Just as we can send changes (i.e., commits) to a remote repository that we own (or have been granted write permission), we can can pull changes from any public, cloned repo, whether we own it or not: we don't need explicit permission.

Earlier we forked the Bootstrap repo. Let's clone it locally now, and setup our origin and upstream remotes:

$ git clone git@github.com:humphd/bootstrap.git
Cloning into 'bootstrap'...
remote: Counting objects: 103419, done.
remote: Compressing objects: 100% (2/2), done.
remote: Total 103419 (delta 0), reused 0 (delta 0), pack-reused 103417
Receiving objects: 100% (103419/103419), 92.52 MiB | 1.40 MiB/s, done.
Resolving deltas: 100% (69071/69071), done.
$ cd bootstrap
$ git remote add upstream https://github.com/twbs/bootstrap.git
$ git remote -v
origin	git@github.com:humphd/bootstrap.git (fetch)
origin	git@github.com:humphd/bootstrap.git (push)
upstream	https://github.com/twbs/bootstrap.git (fetch)
upstream	https://github.com/twbs/bootstrap.git (push)

If we wanted to update our local clone to be in sync with the upstream Bootstrap repo, we'd do this:

$ git pull upstream v4-dev
From https://github.com/twbs/bootstrap
 * branch            v4-dev     -> FETCH_HEAD
Already up-to-date.

Here we've asked git to pull all commits on the v4-dev branch. We'll be discussing branches in detail in the next walk-through, but for now a branch is a line of commits with a friendly name: it's easier to remember v4-dev than b47c252ee13c536205105dcb16029021118f989c! Git responds by telling us that we're Already up-to-date, which means there's nothing new. If you wait for a while and try that again, you'll see that new changes are available, and will get added to our local repo.

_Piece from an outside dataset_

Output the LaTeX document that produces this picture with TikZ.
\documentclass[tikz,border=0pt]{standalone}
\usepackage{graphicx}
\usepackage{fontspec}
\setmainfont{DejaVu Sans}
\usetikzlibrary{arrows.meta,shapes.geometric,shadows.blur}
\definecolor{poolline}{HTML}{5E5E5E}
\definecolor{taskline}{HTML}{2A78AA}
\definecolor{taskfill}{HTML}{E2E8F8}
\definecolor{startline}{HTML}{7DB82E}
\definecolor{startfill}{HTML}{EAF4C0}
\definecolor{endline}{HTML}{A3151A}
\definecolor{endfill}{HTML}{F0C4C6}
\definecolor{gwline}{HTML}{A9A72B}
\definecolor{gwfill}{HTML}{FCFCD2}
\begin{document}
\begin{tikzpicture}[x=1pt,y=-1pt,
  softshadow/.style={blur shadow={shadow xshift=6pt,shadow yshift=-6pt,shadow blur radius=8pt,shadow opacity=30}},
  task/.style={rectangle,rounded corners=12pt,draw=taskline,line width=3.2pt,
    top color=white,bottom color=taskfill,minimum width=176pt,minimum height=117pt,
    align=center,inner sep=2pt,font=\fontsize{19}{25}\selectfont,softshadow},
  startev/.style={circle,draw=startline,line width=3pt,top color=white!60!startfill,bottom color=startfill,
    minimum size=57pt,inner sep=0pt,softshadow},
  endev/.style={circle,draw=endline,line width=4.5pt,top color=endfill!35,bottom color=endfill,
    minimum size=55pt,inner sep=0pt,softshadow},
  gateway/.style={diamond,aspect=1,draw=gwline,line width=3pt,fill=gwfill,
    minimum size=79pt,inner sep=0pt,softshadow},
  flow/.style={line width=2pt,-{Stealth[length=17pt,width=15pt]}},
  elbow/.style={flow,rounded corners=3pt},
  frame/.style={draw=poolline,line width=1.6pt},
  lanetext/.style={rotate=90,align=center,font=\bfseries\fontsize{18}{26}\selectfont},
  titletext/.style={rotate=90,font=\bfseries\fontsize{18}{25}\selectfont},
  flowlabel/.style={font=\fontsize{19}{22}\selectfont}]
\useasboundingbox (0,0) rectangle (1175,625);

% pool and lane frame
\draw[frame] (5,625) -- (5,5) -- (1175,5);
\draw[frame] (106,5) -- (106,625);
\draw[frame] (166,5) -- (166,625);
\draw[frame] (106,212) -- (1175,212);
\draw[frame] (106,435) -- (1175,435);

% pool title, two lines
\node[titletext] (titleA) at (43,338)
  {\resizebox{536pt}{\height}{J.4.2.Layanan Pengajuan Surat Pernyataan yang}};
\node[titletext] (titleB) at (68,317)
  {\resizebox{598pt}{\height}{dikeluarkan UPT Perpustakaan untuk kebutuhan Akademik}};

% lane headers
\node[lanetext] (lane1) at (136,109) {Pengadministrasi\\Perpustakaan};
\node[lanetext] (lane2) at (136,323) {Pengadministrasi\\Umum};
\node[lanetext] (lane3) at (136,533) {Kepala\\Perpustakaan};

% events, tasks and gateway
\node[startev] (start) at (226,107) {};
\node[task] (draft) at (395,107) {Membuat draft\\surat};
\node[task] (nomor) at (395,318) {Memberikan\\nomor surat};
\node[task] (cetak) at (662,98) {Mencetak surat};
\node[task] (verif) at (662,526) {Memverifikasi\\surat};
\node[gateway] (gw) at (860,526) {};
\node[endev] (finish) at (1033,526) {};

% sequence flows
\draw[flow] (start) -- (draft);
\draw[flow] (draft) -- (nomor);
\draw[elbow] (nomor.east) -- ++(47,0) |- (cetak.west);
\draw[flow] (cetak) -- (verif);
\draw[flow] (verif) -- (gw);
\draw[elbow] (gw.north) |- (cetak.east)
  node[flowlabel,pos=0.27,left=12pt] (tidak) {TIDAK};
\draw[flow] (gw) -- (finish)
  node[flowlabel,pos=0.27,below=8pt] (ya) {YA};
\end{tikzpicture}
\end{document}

We should say something about git's pull command vs. fetch. When git downloads all new commits from a remote repo, we call that a fetch. You can do it yourself:

$ git fetch upstream

In this case nothing got downloaded. A fetch is always safe to do, because it just downloads any new commits, but doesn't update your current work yet--you do that using git's merge. We'll discuss merge at length in the next walk-through, but for now it's useful to understand that a merge connects two (or more) existing commits. When you do a git pull, it combines a git fetch and git merge in a single operation.

Step 6: Creating Pull Requests (PRs)

So far we've learned how to pull and fetch changes from remote repositories, and also how to push changes to remote repositories we own. This leaves the question of how to share changes with repositories that you don't own. How does one contribute a bug fix to a project for which they don't have write permissions?

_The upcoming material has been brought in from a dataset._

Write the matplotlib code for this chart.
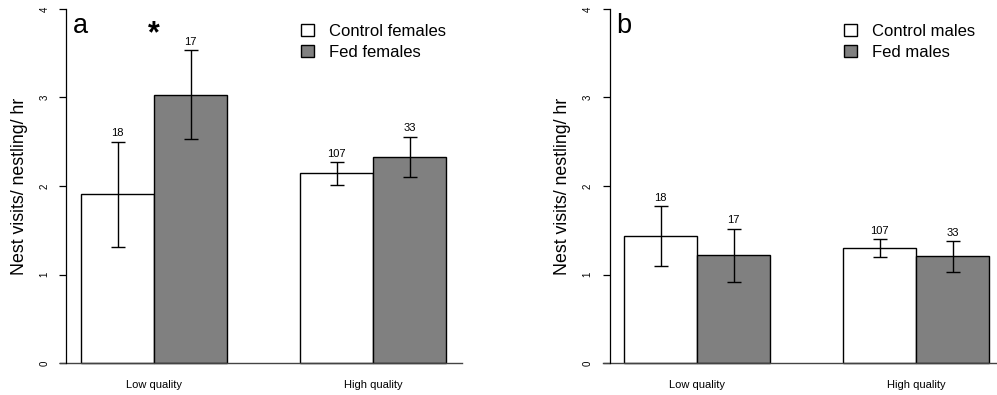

Github's answer to this question is the Pull Request, also known as a PR. A pull request is a commit (or set of commits) you've made that you want to have pulled into an upstream repository. A pull request provides code changes (commits), but also a forum for discussion, code review, and evolution of the changes.

We've been discussing Bootstrap, so let's look at a real pull request (you can see all current pull requests as well). This pull request was opened in October 2015, and provides a fix for this issue (note the presence of fixes #17811). Within this PR we can see a few things:

  • Conversation - a running discussion between developers about this change, including code review, new commits, and a history of different status and label changes
  • Commits - a list of all the commits in this PR. NOTE: you can always add more commits to a PR by pushing new commits to your remote, which we'll discuss in the next walk-through
  • Files changed - a complete DIFF of all the file changes, as well as specific code review comments on particular lines

Github PRs make it easy for anyone to contribute to any public repository, and for project owners to easily discuss and manage changes from the community.

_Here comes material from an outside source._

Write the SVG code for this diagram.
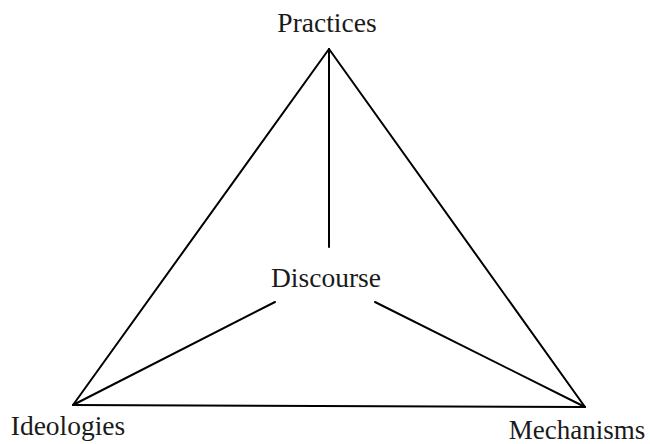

Let's send a PR to the Spoon-Knife repo with our change from above. The steps to follow are outlined nicely in this Github help page. Follow the steps to create a PR for your change, and open a PR with the upstream repo.

Here's my change as a PR: https://github.com/octocat/Spoon-Knife/pull/12168

In the next walk-through, we'll look at branching, merging, and common workflows for contributing to any open source project.